3.5. Test environment
An Openshift cluster in AWS has been used for systematic performance testing. A separate registry (perf-test) is created, and all necessary stubs (mocks) of integration modules to external systems are configured there. Testing is carried out in isolation from external systems and does not operate with external data sources.
3.6. Monitoring and analytics
For successful analysis of peaks and bursts of loads, the following monitoring and logging tools are used:
-
Kibana/ElasticSearch — for searching and analyzing the Platform and registry logs;
-
Grafana/Prometheus at the centralized services level — for monitoring performance metrics of central components;
-
Grafana/Prometheus at the registry services level — for monitoring performance metrics of registry components;
-
Jaeger (Kiali) — for monitoring "requests/response" tracing.
3.7. Reporting
The dedicated team leader prepares the reports after each iteration of performance script execution and publishes them to the Platform’s documentation.

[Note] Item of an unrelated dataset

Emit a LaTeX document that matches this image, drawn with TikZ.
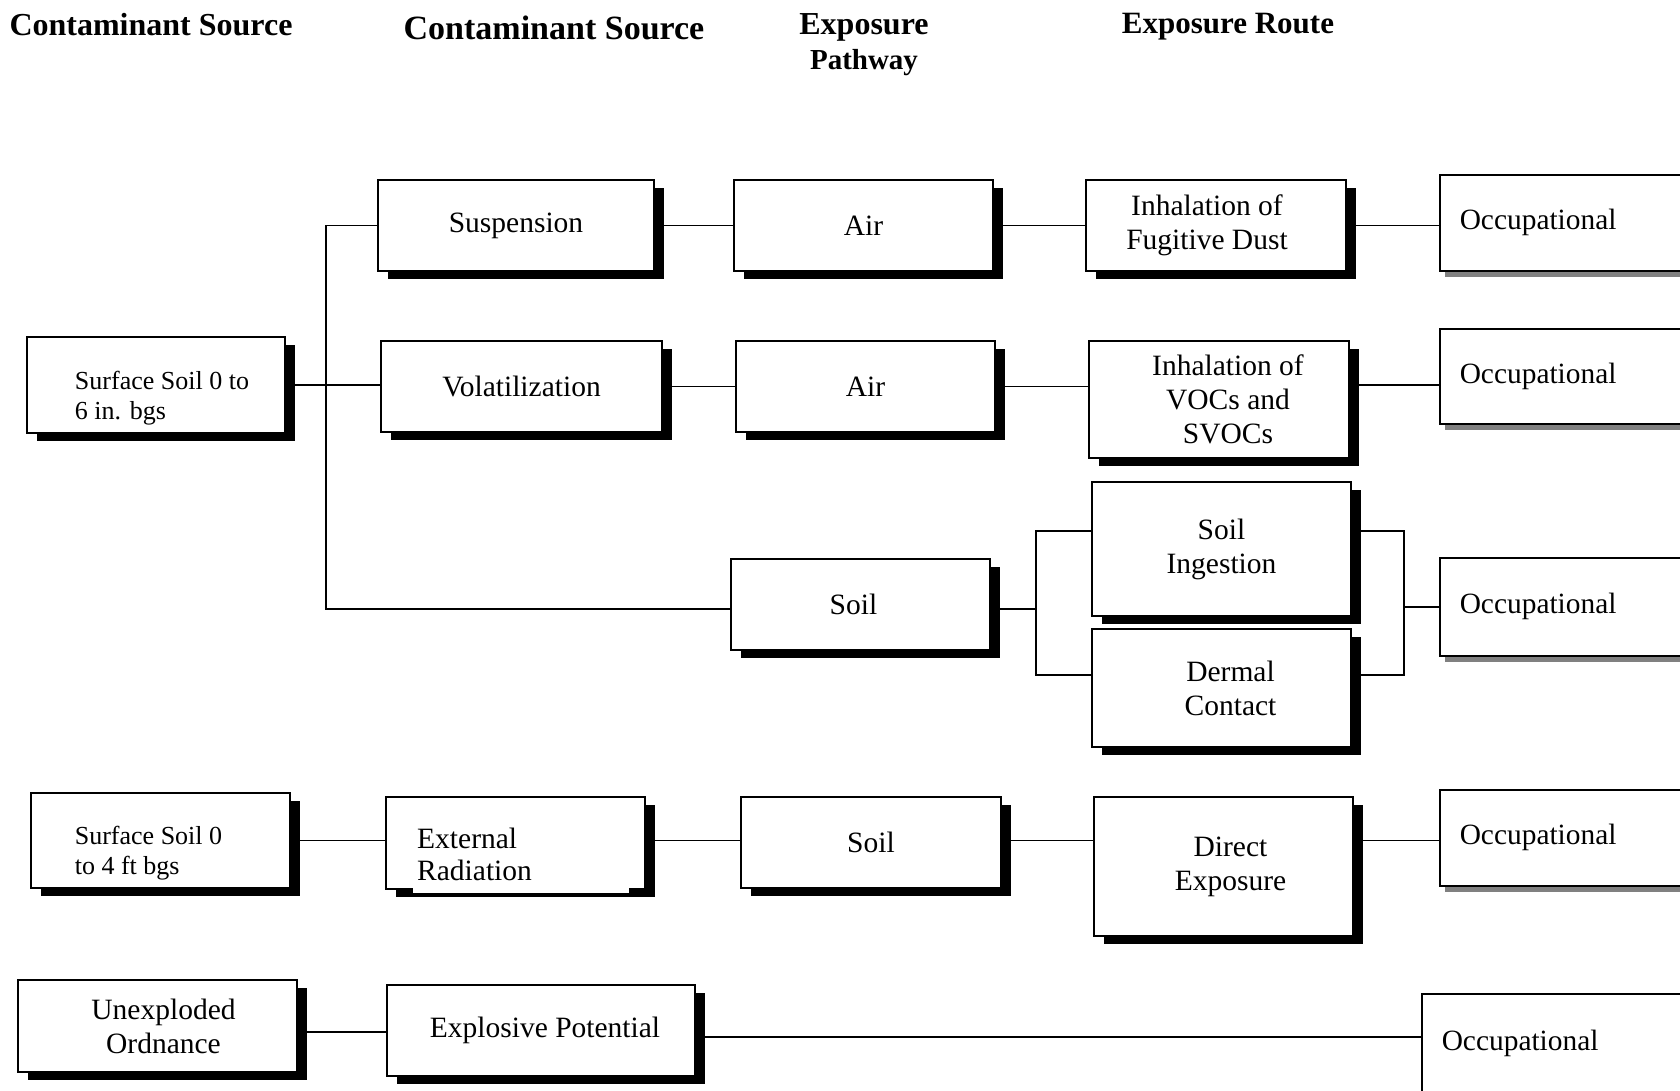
\documentclass[tikz,border=0pt]{standalone}
\usepackage{fontspec}
\setmainfont{Liberation Serif}
\usetikzlibrary{shadows}

\tikzset{
	box/.style 2 args={draw, line width=1.5pt, fill=white, inner sep=4pt, align=center,
		minimum width=#1pt, minimum height=#2pt, font=\fontsize{29.5}{34}\selectfont,
		drop shadow={shadow xshift=10pt, shadow yshift=-8pt, fill=black, opacity=1}},
	occbox/.style={draw, line width=1.5pt, fill=white, anchor=north west, minimum width=330pt,
		minimum height=#1pt, text width=290pt, inner xsep=20pt, align=left,
		font=\fontsize{29.4}{34}\selectfont,
		drop shadow={shadow xshift=5pt, shadow yshift=-6pt, fill=gray, opacity=1}},
	head/.style={font=\bfseries\fontsize{#1}{35}\selectfont, align=center},
	link/.style={line width=1.5pt}
}

\begin{document}
\begin{tikzpicture}[x=1pt, y=-1pt]
		\useasboundingbox (0,0) rectangle (1680,1090);
		\clip (0,0) rectangle (1680,1090);
		% column heads
		\node[head=32] (hsrcA) at (151,25) {Contaminant Source};
		\node[head=34] (hsrcB) at (554,28) {Contaminant Source};
		\node[head=29] (hpath) at (864,45) {{\fontsize{32}{35}\selectfont Exposure}\\Pathway};
		\node[head=31] (hroute) at (1228,27) {Exposure Route};
		% surface soil 0 to 6 in.
		\node[box={258}{96}, align=left, font=\fontsize{26}{30}\selectfont] (surfA) at (156,385) {\hspace*{12pt}\rule{0pt}{44pt}Surface Soil 0 to\\\hspace*{12pt}6 in. bgs};
		\node[box={276}{91}] (susp) at (516,225.5) {Suspension};
		\node[box={281}{91}] (volat) at (521.5,386.5) {Volatilization};
		\node[box={259}{91}] (airA) at (863.5,225.5) {Air};
		\node[box={259}{91}] (airB) at (865.5,386.5) {Air};
		\node[box={259}{91}] (soilA) at (860.5,604.5) {Soil\hspace*{14pt}};
		\node[box={260}{91}] (dust) at (1216,225.5) {Inhalation of\hspace*{18pt}\\Fugitive Dust\hspace*{18pt}};
		\node[box={260}{117}] (vocs) at (1219,399.5) {\hspace*{18pt}Inhalation of\\\hspace*{18pt}VOCs and\\\hspace*{18pt}SVOCs};
		\node[box={259}{134}] (ingest) at (1221.5,549) {Soil\\Ingestion};
		\node[box={259}{118}] (dermal) at (1221.5,688) {\hspace*{18pt}Dermal\\\hspace*{18pt}Contact};
		\node[occbox=96] (occA) at (1439,174) {Occupational};
		\node[occbox=95] (occB) at (1439,328) {Occupational};
		\node[occbox=98] (occC) at (1439,557) {Occupational};
		% surface soil 0 to 4 ft
		\node[box={259}{95}, align=left, font=\fontsize{26}{30}\selectfont] (surfB) at (160.5,840.5) {\rule{0pt}{44pt}Surface Soil 0\hspace*{24pt}\\to 4 ft bgs};
		\node[box={259}{92}] (extrad) at (515.5,843) {};
		\node[fill=white, anchor=south west, inner xsep=4pt, inner ysep=0pt, minimum height=76pt,
			text width=208pt, align=left, font=\fontsize{29.5}{32}\selectfont] (extradtxt) at (413,893) {External\\Radiation};
		\node[box={260}{91}] (soilB) at (871,842.5) {Soil};
		\node[box={259}{139}] (direct) at (1223.5,866.5) {\hspace*{14pt}Direct\\\hspace*{14pt}Exposure};
		\node[occbox=96] (occD) at (1439,789) {Occupational};
		% unexploded ordnance
		\node[box={279}{92}] (uxo) at (157.5,1026) {\hspace*{12pt}Unexploded\\\hspace*{12pt}Ordnance};
		\node[box={308}{91}] (explpot) at (541,1030.5) {\hspace*{8pt}Explosive Potential};
		\node[occbox=100] (occE) at (1421,993) {Occupational};
		% branches
		\coordinate (trunk) at (326,385);
		\coordinate (soilin) at (326,609);
		\coordinate (ltop) at (1036,531);
		\coordinate (lbot) at (1036,675);
		\coordinate (rtop) at (1404,531);
		\coordinate (rbot) at (1404,675);
		\coordinate (uxoline) at (0,1032);
		\coordinate (expline) at (0,1037);
		\draw[link] (surfA.east) -- (surfA.east -| volat.west);
		\draw[link] (susp.west) -| (trunk) -- (soilin) -- (soilin -| soilA.west);
		\draw[link] (susp.east) -- (airA.west);
		\draw[link] (volat.east) -- (volat.east -| airB.west);
		\draw[link] (airA.east) -- (dust.west);
		\draw[link] (airB.east) -- (airB.east -| vocs.west);
		\draw[link] (dust.east) -- (dust.east -| occA.west);
		\draw[link] (vocs.east |- trunk) -- (occB.west |- trunk);
		\draw[link] (soilA.east |- soilin) -- (ltop |- soilin);
		\draw[link] (ingest.west |- ltop) -- (ltop) -- (lbot) -- (dermal.west |- lbot);
		\draw[link] (ingest.east |- rtop) -- (rtop) -- (rbot) -- (dermal.east |- rbot);
		\draw[link] (rtop |- occC.west) -- (occC.west);
		\draw[link] (surfB.east) -- (surfB.east -| extrad.west);
		\draw[link] (extrad.east |- surfB.east) -- (soilB.west |- surfB.east);
		\draw[link] (soilB.east |- surfB.east) -- (direct.west |- surfB.east);
		\draw[link] (direct.east |- surfB.east) -- (occD.west |- surfB.east);
		\draw[link] (uxo.east |- uxoline) -- (explpot.west |- uxoline);
		\draw[link] (explpot.east |- expline) -- (occE.west |- expline);
	\end{tikzpicture}
\end{document}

The performance reports contain:
-
Metrics and statistics taken from Carrier, Grafana, and Jaeger tools: general scenario characteristics, main execution chart, number of requests per time unit chart, table of parameters by each request, resources usage (CPU, RAM, network usage), table of CPU usage per service, table of RAM usage per service, table of network usage per service;
-
List of issues (with request name, URL, response code, and error message) during test execution.
-
General conclusion about the performance of the registry and its services.
4. Performance testing schedule
Performance testing is conducted in each release. If some issues are detected, appropriate action items are formed by the dedicated team lead and implemented within the release activities. Once all necessary changes are implemented and tested, we conduct a new round of performance testing to confirm the absence of performance-related issues.